The preseason all-Missouri Valley Conference guard hopes to pick up where he left off Saturday, as he's expected to return to help the No. 9 Shockers continue their recent success against visiting Tulsa.

Cotton, who averaged 10.3 points, 4.0 rebounds and 2.4 assists while starting all 36 contests last season, totaled 27 points and nine boards in two games before sitting out Sunday's 105-57 rout of Division II Newman.

He initially wasn't expected to start practicing until after Thanksgiving, but appears ready to do even more.

Cotton has hit half of his 22 field-goals attempts and re-joins a Shockers squad looking to build on a 52.2-percent shooting performance against Newman. Wichita State missed its first 18 3-point attempts of the season and went 4 of 27 over the first two before an 18-of-23 effort from beyond the arc Sunday.

Ron Baker went 4 of 6 on 3s in the Shockers' highest-scoring contest since beating Newman 102-53 on Dec. 19, 2011.

''I've said all along this is going to be a very good shooting team,'' said coach Gregg Marshall, whose squad has won 34 straight regular-season contests. ''It was nice to see those shots falling.''

Baker is shooting 48.6 percent while averaging 18.3 points. He's gone 6 for his last 12 from 3-point range.

With Baker apparently on track, Wichita State needs Cotton's backcourt mate Fred VanVleet (11.0 ppg) to find his stroke. VanVleet has shot 37.5 percent overall and gone 1 of 9 from beyond the arc through three games.

The junior made 48.4 percent from the field last season.

"Fred's a good shooter," Marshall said. "It will come."

Baker and VanVleet each scored 21 points as the Shockers broke open a game tied at 31 at halftime last Nov. 20, shooting 53.6 percent in the final 20 minutes to win 77-54 at Tulsa.

Wichita State has won six straight over the Golden Hurricane (3-2).
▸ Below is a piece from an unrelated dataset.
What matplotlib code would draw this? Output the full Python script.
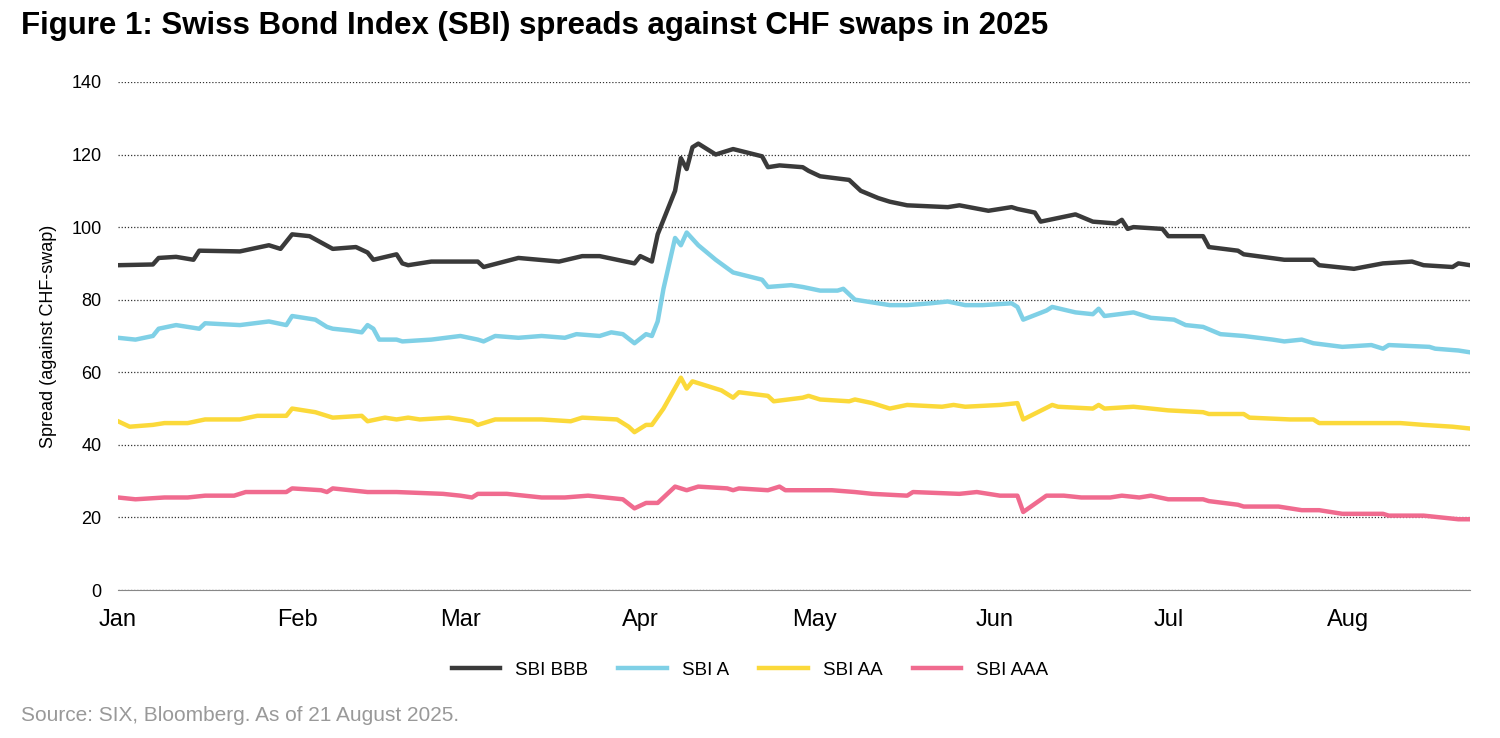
import matplotlib
matplotlib.use("Agg")
import matplotlib.pyplot as plt
import numpy as np

plt.rcParams['font.family'] = ['Liberation Sans', 'DejaVu Sans']

start = np.datetime64('2025-01-01')
bbb_days = [0,6,7,10,13,14,21,26,28,30,33,37,41,43,44,48,49,50,54,62,63,69,76,80,83,86,89,90,92,93,96,97,98,99,100,102,103,106,111,112,114,118,119,121,126,128,131,133,136,143,145,150,154,155,158,159,165,168,172,173,174,175,180,181,187,188,193,194,201,206,207,213,218,223,225,230,231,233]
bbb_vals = [89.5,89.7,91.5,91.8,91,93.5,93.3,95,94,98,97.5,94,94.5,93,91,92.5,90,89.5,90.5,90.5,89,91.5,90.5,92,92,91,90,92,90.5,98,110,119,116,122,123,121,120,121.5,119.5,116.5,117,116.5,115.5,114,113,110,108,107,106,105.5,106,104.5,105.5,105,104,101.5,103.5,101.5,101,102,99.5,100,99.5,97.5,97.5,94.5,93.5,92.5,91,91,89.5,88.5,90,90.5,89.5,89,90,89.5]
a_days = [0,3,6,7,10,14,15,21,26,29,30,34,36,37,40,42,43,44,45,48,49,54,59,62,63,65,69,73,77,79,83,85,87,89,91,92,93,94,96,97,98,100,103,106,111,112,116,118,121,124,125,127,131,133,136,140,143,146,149,154,155,156,160,161,165,168,169,170,175,178,182,184,187,190,194,199,201,204,206,211,216,218,219,226,227,231,233]
a_vals = [69.5,69,70,72,73,72,73.5,73,74,73,75.5,74.5,72.5,72,71.5,71,73,72,69,69,68.5,69,70,69,68.5,70,69.5,70,69.5,70.5,70,71,70.5,68,70.5,70,74,83,97,95,98.5,95,91,87.5,85.5,83.5,84,83.5,82.5,82.5,83,80,79,78.5,78.5,79,79.5,78.5,78.5,79,78,74.5,77,78,76.5,76,77.5,75.5,76.5,75,74.5,73,72.5,70.5,70,69,68.5,69,68,67,67.5,66.5,67.5,67,66.5,66,65.5]
aa_days = [0,2,6,8,12,15,21,24,29,30,34,37,42,43,46,48,50,52,57,61,62,65,73,78,80,86,88,89,91,92,94,97,98,99,100,104,106,107,112,113,118,119,121,126,127,130,133,136,142,144,146,152,155,156,161,162,168,169,170,175,181,187,188,194,195,202,206,207,213,221,225,230,233]
aa_vals = [46.5,45,45.5,46,46,47,47,48,48,50,49,47.5,48,46.5,47.5,47,47.5,47,47.5,46.5,45.5,47,47,46.5,47.5,47,45,43.5,45.5,45.5,50,58.5,55.5,57.5,57,55,53,54.5,53.5,52,53,53.5,52.5,52,52.5,51.5,50,51,50.5,51,50.5,51,51.5,47,51,50.5,50,51,50,50.5,49.5,49,48.5,48.5,47.5,47,47,46,46,46,45.5,45,44.5]
aaa_days = [0,3,8,12,15,20,22,29,30,35,36,37,43,44,48,56,59,61,62,67,73,77,81,87,89,91,93,96,98,100,105,106,107,112,114,115,119,123,127,130,136,137,145,148,152,155,156,160,163,166,171,173,176,178,181,187,188,193,194,200,204,207,211,218,219,225,228,231,233]
aaa_vals = [25.5,25,25.5,25.5,26,26,27,27,28,27.5,27,28,27,27,27,26.5,26,25.5,26.5,26.5,25.5,25.5,26,25,22.5,24,24,28.5,27.5,28.5,28,27.5,28,27.5,28.5,27.5,27.5,27.5,27,26.5,26,27,26.5,27,26,26,21.5,26,26,25.5,25.5,26,25.5,26,25,25,24.5,23.5,23,23,22,22,21,21,20.5,20.5,20,19.5,19.5]

series = [("SBI BBB", bbb_days, bbb_vals, "#3a3a3a"),
          ("SBI A", a_days, a_vals, "#7fd0e6"),
          ("SBI AA", aa_days, aa_vals, "#fbd93a"),
          ("SBI AAA", aaa_days, aaa_vals, "#f06b8f")]
month_labels = ["Jan","Feb","Mar","Apr","May","Jun","Jul","Aug"]

fig = plt.figure(figsize=(15, 7.38), dpi=100)
ax = fig.add_axes([0.0787, 0.2005, 0.9013, 0.6885])
for name, d, v, c in series:
    x = start + np.array(d).astype('timedelta64[D]')
    ax.plot(x, v, color=c, lw=3.2, label=name, solid_joinstyle='round')

ax.set_ylim(0, 140)
ax.set_yticks(range(0, 141, 20))
ax.set_xlim(start, np.datetime64('2025-08-22'))
ticks = [np.datetime64(f'2025-{m:02d}-01') for m in range(1, 9)]
ax.set_xticks(ticks)
ax.set_xticklabels(month_labels, fontsize=17)
ax.tick_params(axis='y', labelsize=13, length=0, pad=12)
ax.tick_params(axis='x', length=0, pad=14)
ax.grid(axis='y', linestyle=(0, (1, 1.5)), color='#333333', lw=0.9)
for s in ['top', 'right', 'left']:
    ax.spines[s].set_visible(False)
ax.spines['bottom'].set_color('#888888')
ax.set_ylabel("Spread (against CHF-swap)", fontsize=13, labelpad=10)

fig.text(0.014, 0.985, "Figure 1: Swiss Bond Index (SBI) spreads against CHF swaps in 2025",
         fontsize=22.5, fontweight='bold', va='top')
fig.legend(loc='center', bbox_to_anchor=(0.5, 0.092), ncol=4, frameon=False,
           fontsize=13.5, handlelength=2.6, columnspacing=1.6)
fig.text(0.014, 0.018, "Source: SIX, Bloomberg. As of 21 August 2025.", fontsize=15,
         color='#999999', va='bottom')
fig.savefig("out.png", dpi=100)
Tulsa has not allowed an opponent to shoot better than 38.9 percent from 3-point range, but Oklahoma State made 51.9 percent overall to hand the Golden Hurricane a 73-58 loss in Wednesday's championship game of the MGM Grand Main Event.

Tulsa shot 34.8 percent and went 4 of 15 from beyond the arc.

"We have to make shots to win a game like (that), and we didn't shoot the ball very well," coach Frank Haith told the school's official website.

Tulsa's leading scorer each of the last two seasons, guard James Woodard again leads the way at 12.4 points per contest. He was held to eight against the Shockers last season.

The Golden Hurricane have dropped 13 straight road contests against ranked opponents since an 88-68 victory at then-No. 11 Tennessee on Dec, 23, 1999.